### GIVEN INSTRUCTION
Retype the stretch of lines that starts at the line containing "Write the D3.js code for this chart." and ends at the line containing "margin.top - margin.bottom;", inclusive. Do not include pictures.

[Figure scripts]
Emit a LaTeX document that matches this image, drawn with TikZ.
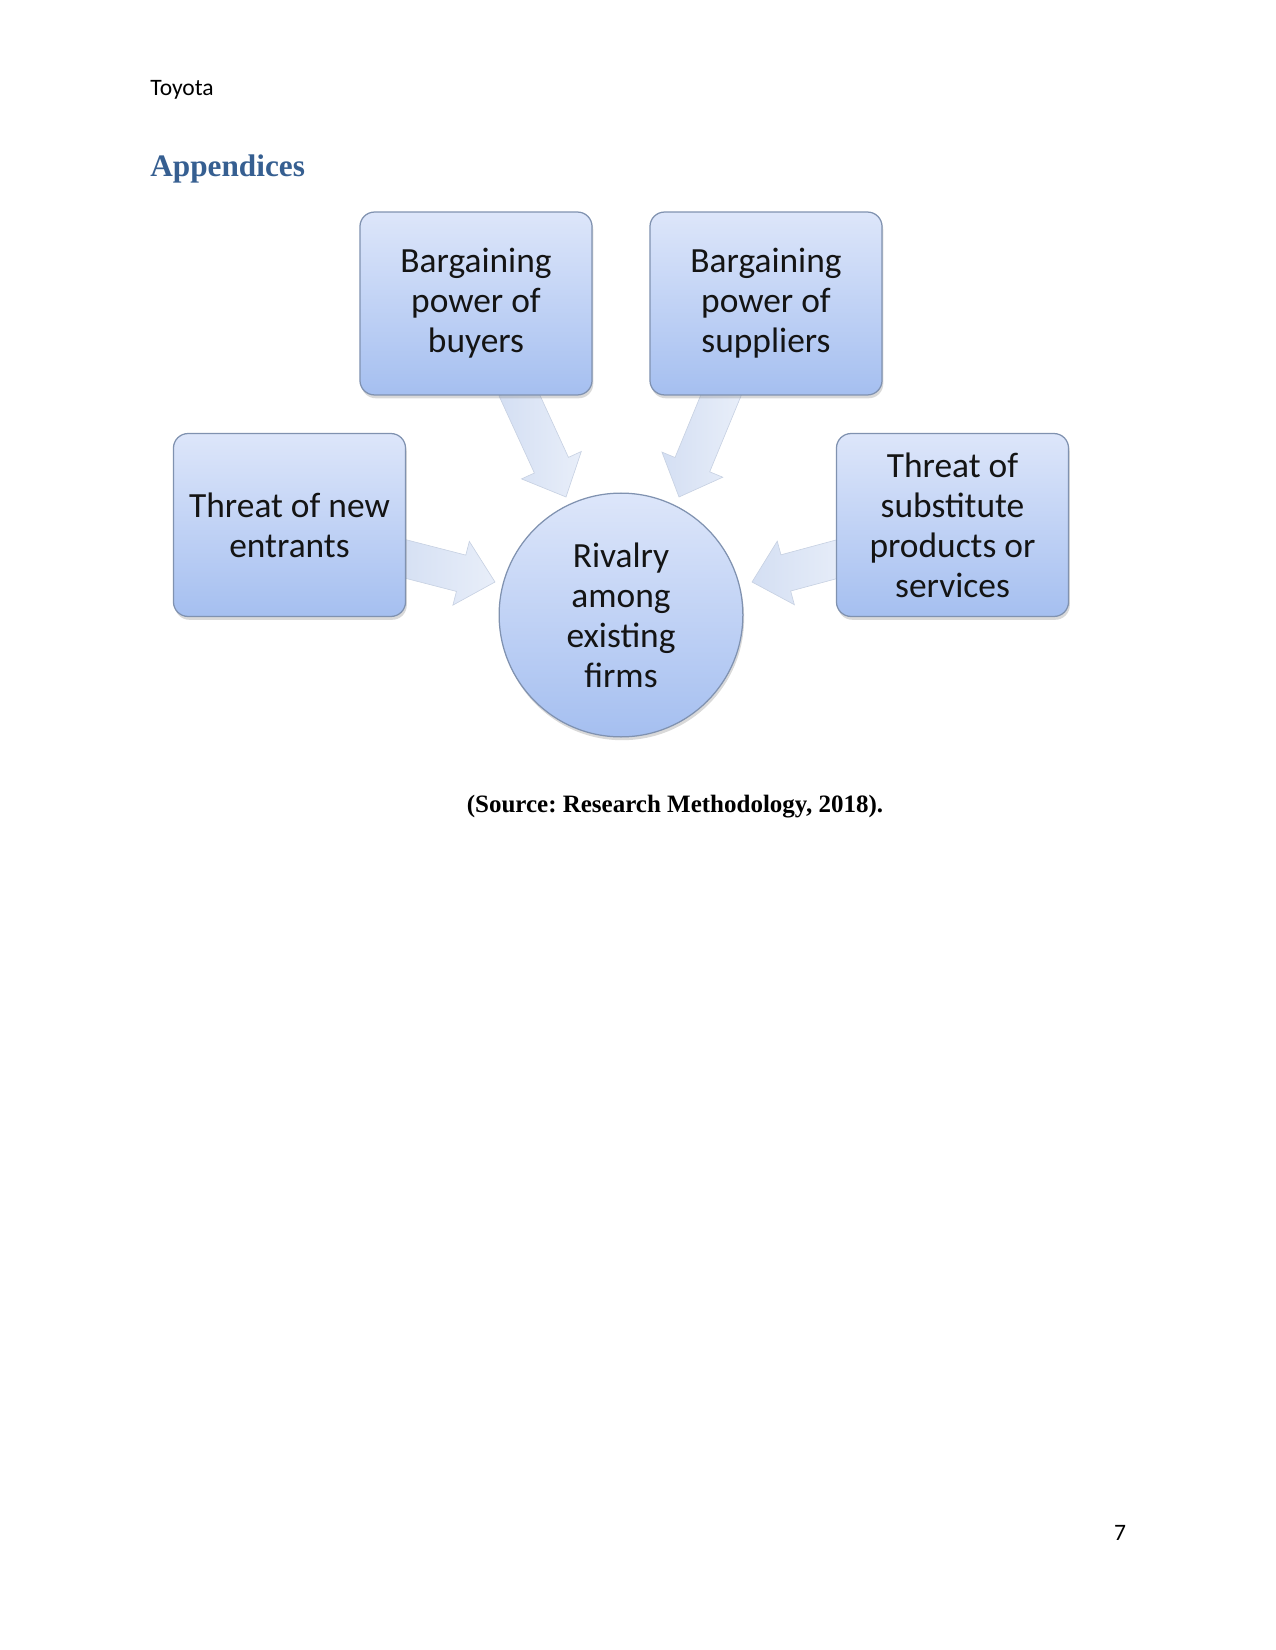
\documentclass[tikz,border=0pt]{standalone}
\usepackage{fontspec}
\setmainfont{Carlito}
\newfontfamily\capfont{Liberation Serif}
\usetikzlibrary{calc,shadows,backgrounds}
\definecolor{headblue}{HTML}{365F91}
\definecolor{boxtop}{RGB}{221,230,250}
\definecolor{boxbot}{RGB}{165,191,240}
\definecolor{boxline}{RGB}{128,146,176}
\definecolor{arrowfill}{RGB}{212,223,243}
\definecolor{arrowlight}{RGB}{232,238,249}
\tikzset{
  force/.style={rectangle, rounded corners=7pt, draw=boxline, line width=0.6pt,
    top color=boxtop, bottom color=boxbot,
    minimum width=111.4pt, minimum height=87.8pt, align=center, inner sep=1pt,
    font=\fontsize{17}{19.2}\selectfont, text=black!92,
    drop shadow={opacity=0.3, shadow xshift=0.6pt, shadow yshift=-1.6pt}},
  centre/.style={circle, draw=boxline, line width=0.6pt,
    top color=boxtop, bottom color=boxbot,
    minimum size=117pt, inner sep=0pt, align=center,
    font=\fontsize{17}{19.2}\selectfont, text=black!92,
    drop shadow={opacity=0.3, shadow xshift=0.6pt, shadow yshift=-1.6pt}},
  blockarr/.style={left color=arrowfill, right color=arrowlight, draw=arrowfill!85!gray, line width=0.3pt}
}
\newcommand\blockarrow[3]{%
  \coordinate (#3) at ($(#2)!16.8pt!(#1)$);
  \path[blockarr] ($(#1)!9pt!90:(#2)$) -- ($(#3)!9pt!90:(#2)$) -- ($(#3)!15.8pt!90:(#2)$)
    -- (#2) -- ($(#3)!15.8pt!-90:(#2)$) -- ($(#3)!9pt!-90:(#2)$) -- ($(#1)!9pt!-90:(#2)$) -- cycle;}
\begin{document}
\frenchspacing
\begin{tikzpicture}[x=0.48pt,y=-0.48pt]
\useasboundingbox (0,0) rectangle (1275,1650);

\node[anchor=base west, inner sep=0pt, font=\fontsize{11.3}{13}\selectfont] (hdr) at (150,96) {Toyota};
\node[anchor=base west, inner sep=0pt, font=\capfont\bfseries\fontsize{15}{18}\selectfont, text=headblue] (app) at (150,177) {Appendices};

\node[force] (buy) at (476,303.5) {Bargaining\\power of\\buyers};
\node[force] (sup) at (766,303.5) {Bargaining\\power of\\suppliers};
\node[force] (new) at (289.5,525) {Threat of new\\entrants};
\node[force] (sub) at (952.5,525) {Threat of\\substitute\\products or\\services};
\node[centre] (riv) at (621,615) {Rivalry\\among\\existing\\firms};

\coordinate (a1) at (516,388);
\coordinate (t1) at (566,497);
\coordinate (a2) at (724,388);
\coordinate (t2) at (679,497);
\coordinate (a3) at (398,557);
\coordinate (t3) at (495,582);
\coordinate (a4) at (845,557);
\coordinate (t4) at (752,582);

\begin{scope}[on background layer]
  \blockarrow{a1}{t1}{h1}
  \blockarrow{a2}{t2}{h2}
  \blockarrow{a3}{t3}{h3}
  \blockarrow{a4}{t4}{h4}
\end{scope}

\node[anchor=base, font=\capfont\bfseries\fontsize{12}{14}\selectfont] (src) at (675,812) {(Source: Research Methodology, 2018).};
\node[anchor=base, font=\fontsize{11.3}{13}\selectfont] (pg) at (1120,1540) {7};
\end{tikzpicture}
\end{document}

...

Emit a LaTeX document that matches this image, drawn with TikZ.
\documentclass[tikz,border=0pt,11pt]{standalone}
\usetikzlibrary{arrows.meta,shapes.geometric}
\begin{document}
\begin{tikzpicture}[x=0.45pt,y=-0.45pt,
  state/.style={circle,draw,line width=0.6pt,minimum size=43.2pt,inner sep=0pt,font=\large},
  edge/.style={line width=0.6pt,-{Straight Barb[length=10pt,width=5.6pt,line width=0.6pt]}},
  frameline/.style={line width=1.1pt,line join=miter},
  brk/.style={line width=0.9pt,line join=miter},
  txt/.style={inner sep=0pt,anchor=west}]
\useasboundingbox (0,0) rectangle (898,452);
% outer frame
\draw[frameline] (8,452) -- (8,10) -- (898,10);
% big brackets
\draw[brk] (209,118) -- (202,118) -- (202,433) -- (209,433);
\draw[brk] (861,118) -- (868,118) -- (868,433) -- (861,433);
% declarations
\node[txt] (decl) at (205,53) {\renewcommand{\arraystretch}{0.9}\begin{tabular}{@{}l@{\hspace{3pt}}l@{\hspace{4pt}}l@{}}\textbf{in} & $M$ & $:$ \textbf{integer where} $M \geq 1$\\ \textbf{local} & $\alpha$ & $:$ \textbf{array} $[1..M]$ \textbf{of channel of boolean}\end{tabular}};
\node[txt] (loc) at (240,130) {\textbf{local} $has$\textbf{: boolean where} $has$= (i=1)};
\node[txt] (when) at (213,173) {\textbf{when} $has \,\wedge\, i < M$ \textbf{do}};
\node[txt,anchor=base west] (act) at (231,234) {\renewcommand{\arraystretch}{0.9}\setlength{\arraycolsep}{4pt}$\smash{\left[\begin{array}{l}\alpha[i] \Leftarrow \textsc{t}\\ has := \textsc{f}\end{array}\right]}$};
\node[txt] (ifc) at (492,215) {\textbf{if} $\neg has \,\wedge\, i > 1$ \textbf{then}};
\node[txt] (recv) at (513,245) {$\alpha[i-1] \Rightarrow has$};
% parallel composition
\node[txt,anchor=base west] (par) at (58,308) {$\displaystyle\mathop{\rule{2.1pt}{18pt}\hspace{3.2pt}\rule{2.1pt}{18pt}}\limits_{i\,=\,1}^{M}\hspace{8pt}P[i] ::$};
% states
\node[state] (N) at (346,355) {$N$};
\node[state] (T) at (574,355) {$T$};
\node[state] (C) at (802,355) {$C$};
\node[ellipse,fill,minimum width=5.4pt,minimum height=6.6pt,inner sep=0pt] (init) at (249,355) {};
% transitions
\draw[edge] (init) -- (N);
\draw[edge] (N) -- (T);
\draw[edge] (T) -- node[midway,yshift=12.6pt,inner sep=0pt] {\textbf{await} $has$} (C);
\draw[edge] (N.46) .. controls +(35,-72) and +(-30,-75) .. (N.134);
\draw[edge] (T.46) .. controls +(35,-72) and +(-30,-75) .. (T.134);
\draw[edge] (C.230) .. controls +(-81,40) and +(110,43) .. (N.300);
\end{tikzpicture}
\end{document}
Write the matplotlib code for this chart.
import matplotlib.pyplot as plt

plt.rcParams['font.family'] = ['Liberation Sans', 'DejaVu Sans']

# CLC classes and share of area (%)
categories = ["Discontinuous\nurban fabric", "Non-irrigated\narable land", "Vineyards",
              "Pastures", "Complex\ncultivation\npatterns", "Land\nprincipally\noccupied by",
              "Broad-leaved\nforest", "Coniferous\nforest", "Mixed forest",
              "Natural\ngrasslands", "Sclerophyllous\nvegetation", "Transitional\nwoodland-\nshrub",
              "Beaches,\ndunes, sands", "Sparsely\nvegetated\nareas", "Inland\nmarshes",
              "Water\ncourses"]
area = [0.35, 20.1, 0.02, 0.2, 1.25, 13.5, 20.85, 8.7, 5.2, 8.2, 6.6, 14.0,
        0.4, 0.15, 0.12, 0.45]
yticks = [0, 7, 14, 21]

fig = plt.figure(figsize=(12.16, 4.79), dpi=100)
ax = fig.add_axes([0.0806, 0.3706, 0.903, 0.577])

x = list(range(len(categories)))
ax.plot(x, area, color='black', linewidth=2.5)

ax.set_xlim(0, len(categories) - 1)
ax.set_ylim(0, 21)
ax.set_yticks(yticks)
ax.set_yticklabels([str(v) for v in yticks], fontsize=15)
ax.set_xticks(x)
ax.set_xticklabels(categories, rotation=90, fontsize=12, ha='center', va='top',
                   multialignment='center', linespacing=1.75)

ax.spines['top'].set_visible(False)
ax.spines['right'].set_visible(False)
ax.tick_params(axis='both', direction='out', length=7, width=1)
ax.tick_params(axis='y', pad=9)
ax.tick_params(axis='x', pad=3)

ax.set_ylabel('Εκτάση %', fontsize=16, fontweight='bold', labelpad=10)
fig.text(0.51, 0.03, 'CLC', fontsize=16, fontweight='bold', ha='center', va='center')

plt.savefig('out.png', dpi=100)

--

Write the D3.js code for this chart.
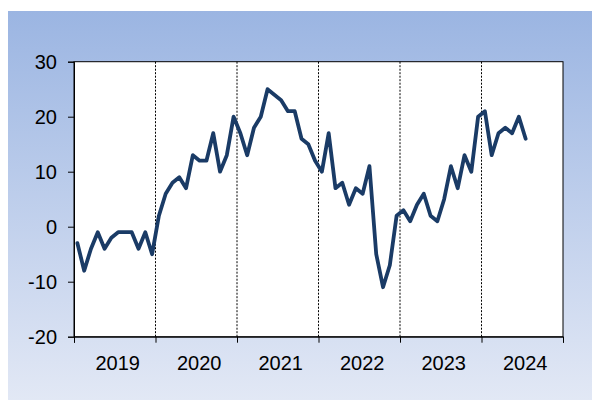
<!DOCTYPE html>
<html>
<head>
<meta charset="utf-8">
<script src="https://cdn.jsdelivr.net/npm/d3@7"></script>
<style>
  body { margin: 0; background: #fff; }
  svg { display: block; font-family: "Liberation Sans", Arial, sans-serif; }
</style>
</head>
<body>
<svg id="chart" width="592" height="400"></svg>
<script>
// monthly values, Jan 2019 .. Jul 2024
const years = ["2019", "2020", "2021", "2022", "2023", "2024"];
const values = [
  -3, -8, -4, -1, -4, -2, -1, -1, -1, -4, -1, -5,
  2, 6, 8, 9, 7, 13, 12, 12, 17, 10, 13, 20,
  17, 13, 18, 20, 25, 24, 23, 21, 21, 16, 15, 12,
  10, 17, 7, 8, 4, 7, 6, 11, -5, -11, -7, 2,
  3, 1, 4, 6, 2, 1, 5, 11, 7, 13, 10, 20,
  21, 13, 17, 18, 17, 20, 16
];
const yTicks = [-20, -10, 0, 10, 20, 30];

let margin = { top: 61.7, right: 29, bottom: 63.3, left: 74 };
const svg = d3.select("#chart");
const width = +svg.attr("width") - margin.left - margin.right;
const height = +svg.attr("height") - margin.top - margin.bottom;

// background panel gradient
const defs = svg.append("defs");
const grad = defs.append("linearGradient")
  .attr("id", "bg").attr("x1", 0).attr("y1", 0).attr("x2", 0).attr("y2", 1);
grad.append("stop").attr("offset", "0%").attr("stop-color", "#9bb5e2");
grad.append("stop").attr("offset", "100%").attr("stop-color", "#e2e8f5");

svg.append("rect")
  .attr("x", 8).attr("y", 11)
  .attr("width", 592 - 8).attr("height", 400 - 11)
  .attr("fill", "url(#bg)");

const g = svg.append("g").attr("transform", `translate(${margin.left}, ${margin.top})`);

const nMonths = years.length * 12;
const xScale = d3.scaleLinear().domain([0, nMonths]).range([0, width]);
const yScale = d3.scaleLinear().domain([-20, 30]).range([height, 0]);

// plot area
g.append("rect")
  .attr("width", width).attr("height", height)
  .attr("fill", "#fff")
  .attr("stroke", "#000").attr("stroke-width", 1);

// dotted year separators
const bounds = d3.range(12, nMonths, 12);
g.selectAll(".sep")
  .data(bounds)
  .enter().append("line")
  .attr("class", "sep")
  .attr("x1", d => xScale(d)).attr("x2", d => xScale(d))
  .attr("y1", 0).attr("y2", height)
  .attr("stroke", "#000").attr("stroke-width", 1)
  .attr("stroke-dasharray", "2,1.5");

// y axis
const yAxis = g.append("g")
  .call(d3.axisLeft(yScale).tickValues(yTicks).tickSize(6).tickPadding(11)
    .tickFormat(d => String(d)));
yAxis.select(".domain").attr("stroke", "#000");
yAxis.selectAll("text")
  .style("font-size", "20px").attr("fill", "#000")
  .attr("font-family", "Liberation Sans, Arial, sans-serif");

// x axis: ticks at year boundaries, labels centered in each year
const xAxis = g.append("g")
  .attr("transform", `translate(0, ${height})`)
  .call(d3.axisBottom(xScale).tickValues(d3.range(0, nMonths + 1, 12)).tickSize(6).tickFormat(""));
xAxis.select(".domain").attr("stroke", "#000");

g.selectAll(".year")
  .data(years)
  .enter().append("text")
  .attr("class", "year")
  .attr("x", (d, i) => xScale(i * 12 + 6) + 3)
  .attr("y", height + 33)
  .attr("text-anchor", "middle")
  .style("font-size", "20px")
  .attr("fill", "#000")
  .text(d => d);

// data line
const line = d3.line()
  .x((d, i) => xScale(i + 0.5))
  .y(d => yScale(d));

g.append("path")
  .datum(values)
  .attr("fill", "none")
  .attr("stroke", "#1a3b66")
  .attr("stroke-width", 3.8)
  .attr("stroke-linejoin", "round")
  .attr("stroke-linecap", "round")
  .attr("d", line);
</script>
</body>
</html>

### EXERCISE RESULT
Write the D3.js code for this chart.
<!DOCTYPE html>
<html>
<head>
<meta charset="utf-8">
<script src="https://cdn.jsdelivr.net/npm/d3@7"></script>
<style>
  body { margin: 0; background: #fff; }
  svg { display: block; font-family: "Liberation Sans", Arial, sans-serif; }
</style>
</head>
<body>
<svg id="chart" width="592" height="400"></svg>
<script>
// monthly values, Jan 2019 .. Jul 2024
const years = ["2019", "2020", "2021", "2022", "2023", "2024"];
const values = [
  -3, -8, -4, -1, -4, -2, -1, -1, -1, -4, -1, -5,
  2, 6, 8, 9, 7, 13, 12, 12, 17, 10, 13, 20,
  17, 13, 18, 20, 25, 24, 23, 21, 21, 16, 15, 12,
  10, 17, 7, 8, 4, 7, 6, 11, -5, -11, -7, 2,
  3, 1, 4, 6, 2, 1, 5, 11, 7, 13, 10, 20,
  21, 13, 17, 18, 17, 20, 16
];
const yTicks = [-20, -10, 0, 10, 20, 30];

let margin = { top: 61.7, right: 29, bottom: 63.3, left: 74 };
const svg = d3.select("#chart");
const width = +svg.attr("width") - margin.left - margin.right;
const height = +svg.attr("height") - margin.top - margin.bottom;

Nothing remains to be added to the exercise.